PROBLEM DESCRIPTION:
Gather every line of the entries that includes the word "this".

Figure scripts:
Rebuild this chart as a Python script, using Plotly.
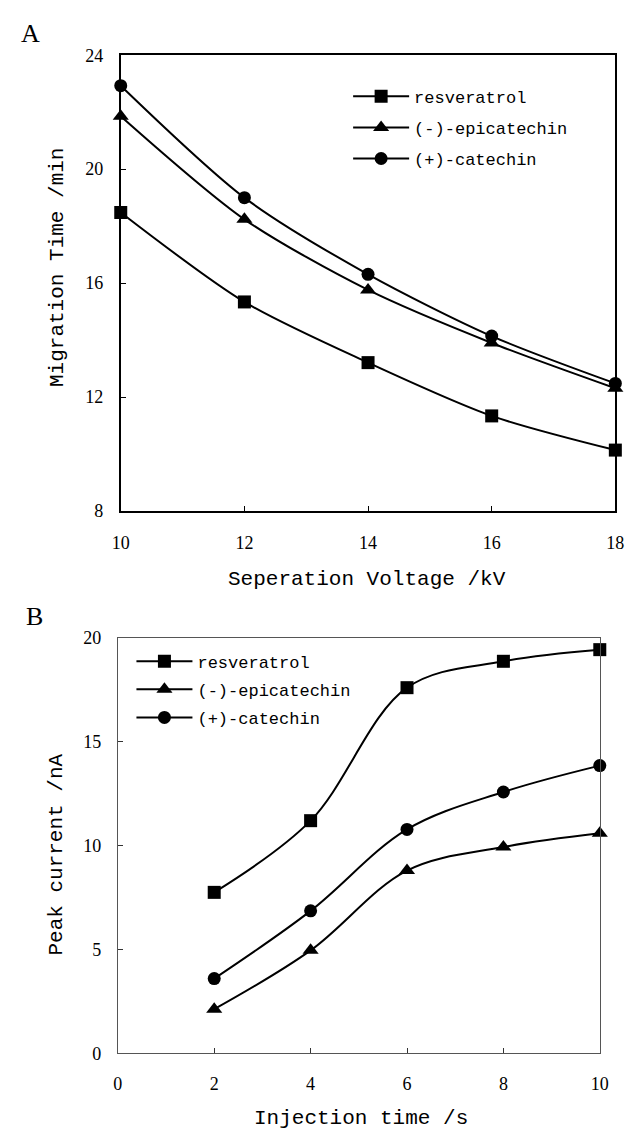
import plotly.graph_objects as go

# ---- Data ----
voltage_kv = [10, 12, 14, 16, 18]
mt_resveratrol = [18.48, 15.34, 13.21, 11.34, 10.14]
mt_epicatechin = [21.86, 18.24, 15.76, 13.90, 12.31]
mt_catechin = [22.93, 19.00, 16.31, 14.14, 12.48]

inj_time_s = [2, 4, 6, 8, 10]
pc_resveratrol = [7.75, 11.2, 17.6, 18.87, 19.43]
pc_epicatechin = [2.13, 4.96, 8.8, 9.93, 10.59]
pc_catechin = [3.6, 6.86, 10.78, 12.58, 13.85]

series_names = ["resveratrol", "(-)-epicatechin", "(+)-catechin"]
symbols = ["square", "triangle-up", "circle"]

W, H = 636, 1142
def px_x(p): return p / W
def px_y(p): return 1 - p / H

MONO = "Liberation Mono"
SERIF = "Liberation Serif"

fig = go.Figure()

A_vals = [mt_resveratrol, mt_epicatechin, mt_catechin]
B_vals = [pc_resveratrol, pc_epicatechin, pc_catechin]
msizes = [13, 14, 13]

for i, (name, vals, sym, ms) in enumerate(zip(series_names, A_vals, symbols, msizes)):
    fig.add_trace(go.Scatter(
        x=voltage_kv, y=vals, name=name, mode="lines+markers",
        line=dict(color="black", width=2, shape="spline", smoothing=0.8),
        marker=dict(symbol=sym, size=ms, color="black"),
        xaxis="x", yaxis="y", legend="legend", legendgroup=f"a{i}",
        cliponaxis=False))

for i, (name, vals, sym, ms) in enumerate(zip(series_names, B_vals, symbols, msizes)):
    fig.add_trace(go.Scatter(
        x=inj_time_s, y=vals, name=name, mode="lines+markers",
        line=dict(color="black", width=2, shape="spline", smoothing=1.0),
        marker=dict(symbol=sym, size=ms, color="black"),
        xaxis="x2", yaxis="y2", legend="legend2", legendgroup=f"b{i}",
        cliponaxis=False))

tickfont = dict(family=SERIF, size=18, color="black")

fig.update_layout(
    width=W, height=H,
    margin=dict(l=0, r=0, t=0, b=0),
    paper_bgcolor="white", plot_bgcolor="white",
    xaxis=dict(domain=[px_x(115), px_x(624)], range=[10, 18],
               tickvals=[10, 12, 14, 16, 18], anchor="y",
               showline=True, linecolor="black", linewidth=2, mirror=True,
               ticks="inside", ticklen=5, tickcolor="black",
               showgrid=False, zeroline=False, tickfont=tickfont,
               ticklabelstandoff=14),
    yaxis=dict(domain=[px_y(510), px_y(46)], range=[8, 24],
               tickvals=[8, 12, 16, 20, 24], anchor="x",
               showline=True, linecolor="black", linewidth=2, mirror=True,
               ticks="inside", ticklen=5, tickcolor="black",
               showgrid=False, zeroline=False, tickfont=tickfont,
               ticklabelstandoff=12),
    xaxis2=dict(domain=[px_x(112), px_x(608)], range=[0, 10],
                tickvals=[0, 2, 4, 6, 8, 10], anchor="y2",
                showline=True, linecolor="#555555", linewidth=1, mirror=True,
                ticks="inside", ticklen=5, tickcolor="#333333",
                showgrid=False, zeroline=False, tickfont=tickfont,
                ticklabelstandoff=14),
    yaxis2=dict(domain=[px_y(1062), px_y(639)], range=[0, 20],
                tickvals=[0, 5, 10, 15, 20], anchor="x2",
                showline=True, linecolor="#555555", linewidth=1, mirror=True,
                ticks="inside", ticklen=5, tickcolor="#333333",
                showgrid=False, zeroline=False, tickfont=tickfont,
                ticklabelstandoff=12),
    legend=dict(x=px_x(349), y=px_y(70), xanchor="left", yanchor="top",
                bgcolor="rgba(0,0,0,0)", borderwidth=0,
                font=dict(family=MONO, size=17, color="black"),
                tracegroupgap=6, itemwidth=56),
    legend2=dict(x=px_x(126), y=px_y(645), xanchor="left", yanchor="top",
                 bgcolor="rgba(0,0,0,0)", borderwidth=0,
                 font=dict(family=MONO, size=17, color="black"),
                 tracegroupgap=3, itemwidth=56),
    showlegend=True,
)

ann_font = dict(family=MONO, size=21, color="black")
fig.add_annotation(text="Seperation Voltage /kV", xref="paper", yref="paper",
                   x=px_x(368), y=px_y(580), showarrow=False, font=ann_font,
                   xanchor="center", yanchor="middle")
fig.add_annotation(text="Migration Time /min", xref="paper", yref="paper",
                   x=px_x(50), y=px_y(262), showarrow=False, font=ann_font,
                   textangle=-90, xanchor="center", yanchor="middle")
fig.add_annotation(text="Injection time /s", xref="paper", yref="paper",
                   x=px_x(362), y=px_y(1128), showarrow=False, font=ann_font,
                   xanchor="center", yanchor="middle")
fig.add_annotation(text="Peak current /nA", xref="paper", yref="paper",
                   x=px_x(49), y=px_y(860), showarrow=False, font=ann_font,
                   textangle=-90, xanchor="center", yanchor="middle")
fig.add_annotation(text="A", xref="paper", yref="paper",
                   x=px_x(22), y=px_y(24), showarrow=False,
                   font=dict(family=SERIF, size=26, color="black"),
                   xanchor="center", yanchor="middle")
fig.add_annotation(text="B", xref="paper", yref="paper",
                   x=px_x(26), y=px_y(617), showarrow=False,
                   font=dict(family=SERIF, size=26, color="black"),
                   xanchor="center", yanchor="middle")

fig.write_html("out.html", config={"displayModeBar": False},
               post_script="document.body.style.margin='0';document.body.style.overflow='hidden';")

--

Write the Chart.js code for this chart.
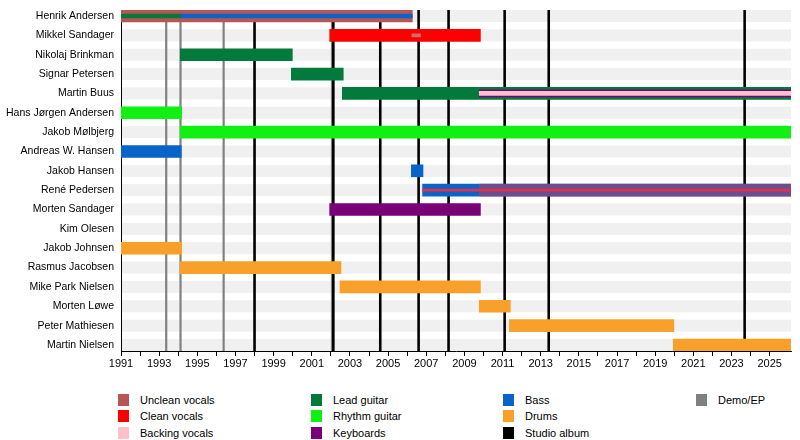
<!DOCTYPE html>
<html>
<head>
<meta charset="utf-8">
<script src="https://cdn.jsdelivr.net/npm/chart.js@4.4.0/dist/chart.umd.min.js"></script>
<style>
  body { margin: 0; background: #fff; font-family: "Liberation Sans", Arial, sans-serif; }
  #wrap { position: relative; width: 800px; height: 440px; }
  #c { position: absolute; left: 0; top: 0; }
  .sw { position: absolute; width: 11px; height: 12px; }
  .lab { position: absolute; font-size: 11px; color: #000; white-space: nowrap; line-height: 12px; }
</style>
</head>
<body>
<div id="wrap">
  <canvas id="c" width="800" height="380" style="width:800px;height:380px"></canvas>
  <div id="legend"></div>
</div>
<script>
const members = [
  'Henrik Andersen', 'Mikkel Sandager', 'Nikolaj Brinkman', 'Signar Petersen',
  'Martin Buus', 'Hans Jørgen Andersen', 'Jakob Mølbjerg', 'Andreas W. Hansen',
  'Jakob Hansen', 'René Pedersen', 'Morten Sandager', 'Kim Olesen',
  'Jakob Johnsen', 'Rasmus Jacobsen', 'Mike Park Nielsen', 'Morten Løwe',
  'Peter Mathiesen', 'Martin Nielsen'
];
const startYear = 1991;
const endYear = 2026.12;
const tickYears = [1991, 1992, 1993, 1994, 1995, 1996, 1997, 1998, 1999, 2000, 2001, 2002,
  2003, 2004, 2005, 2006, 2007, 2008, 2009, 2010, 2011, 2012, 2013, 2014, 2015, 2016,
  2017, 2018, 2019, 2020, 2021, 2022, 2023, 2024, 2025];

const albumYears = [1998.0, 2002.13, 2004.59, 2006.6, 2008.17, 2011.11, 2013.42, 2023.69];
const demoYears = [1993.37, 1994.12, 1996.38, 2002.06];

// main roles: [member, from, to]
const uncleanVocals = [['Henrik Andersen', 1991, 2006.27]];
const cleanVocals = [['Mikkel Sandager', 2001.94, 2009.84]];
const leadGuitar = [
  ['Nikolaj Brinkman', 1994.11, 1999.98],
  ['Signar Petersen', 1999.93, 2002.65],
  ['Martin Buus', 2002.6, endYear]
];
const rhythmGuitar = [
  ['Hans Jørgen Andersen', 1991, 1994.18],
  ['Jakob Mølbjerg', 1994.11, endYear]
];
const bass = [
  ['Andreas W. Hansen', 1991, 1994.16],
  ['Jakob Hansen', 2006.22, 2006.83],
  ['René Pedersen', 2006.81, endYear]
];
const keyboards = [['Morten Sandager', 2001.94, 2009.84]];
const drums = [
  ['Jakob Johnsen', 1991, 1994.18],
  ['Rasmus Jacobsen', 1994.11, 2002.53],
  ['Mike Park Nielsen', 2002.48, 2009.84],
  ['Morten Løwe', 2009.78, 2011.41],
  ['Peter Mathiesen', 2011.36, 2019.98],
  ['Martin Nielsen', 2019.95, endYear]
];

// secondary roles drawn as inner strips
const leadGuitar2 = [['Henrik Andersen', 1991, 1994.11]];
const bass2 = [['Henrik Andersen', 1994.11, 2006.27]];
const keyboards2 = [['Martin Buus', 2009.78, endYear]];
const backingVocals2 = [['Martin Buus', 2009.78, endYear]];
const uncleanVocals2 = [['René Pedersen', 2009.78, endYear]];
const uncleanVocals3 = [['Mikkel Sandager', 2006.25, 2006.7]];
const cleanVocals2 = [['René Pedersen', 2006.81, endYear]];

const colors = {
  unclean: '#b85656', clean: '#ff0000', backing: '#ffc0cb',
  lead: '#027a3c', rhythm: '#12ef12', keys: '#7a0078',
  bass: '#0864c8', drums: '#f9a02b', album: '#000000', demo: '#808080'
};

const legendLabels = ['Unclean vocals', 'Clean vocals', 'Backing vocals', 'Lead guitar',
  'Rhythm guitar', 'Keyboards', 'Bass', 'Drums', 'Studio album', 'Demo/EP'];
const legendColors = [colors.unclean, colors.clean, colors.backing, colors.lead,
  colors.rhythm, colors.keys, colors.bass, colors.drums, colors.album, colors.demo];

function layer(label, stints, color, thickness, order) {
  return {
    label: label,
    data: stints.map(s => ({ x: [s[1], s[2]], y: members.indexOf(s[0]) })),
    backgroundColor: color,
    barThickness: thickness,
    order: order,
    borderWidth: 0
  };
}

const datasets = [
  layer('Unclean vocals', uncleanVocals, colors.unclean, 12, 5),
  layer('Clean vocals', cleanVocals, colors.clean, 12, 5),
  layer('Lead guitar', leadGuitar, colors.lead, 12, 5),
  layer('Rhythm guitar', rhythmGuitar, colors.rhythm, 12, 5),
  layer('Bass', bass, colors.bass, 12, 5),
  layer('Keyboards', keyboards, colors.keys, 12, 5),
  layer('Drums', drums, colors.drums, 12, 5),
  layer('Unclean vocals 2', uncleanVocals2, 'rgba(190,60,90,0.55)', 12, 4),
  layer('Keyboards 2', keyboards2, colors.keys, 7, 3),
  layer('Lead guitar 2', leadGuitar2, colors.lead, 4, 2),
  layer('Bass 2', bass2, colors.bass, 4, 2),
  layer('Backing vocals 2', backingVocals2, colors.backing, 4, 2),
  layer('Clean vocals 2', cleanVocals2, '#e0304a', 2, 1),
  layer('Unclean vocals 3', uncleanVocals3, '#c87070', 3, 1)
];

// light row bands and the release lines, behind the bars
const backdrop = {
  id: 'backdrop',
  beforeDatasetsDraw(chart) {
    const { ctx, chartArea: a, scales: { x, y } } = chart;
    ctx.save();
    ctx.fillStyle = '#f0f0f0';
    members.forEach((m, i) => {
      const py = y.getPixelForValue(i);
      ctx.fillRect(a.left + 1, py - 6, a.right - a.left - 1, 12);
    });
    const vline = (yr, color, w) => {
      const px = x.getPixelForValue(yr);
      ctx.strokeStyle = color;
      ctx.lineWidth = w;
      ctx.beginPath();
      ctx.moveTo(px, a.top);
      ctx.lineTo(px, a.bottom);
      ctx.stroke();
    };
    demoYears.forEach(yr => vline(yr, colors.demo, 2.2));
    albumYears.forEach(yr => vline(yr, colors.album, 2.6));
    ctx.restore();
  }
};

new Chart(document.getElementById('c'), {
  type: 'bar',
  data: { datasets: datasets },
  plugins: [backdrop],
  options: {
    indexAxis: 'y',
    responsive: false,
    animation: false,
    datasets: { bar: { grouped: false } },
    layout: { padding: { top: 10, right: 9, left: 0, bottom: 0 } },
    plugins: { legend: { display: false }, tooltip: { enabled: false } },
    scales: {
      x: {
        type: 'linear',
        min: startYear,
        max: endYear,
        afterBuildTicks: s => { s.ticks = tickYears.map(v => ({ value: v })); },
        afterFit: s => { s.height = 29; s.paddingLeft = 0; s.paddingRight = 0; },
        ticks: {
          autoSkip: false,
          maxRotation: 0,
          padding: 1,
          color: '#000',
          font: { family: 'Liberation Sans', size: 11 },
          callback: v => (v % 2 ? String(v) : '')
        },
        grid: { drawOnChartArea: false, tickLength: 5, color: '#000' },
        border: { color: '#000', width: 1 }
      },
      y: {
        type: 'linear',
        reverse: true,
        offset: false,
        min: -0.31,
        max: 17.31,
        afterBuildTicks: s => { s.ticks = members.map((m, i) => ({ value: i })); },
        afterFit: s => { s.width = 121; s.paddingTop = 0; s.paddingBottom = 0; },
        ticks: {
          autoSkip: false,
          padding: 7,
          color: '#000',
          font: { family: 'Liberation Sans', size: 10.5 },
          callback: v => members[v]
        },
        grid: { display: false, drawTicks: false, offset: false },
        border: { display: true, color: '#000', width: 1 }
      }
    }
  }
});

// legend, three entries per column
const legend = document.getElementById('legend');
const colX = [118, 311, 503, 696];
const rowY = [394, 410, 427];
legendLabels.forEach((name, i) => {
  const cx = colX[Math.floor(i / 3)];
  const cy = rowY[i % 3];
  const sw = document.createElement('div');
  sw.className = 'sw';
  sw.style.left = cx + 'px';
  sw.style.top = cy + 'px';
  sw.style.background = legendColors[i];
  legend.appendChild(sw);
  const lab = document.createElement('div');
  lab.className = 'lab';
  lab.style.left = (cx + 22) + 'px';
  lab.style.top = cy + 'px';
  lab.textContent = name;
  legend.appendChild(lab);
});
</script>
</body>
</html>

RESULT OF THE TASK:
Rebuild this chart as a Python script, using Plotly.
Write the Chart.js code for this chart.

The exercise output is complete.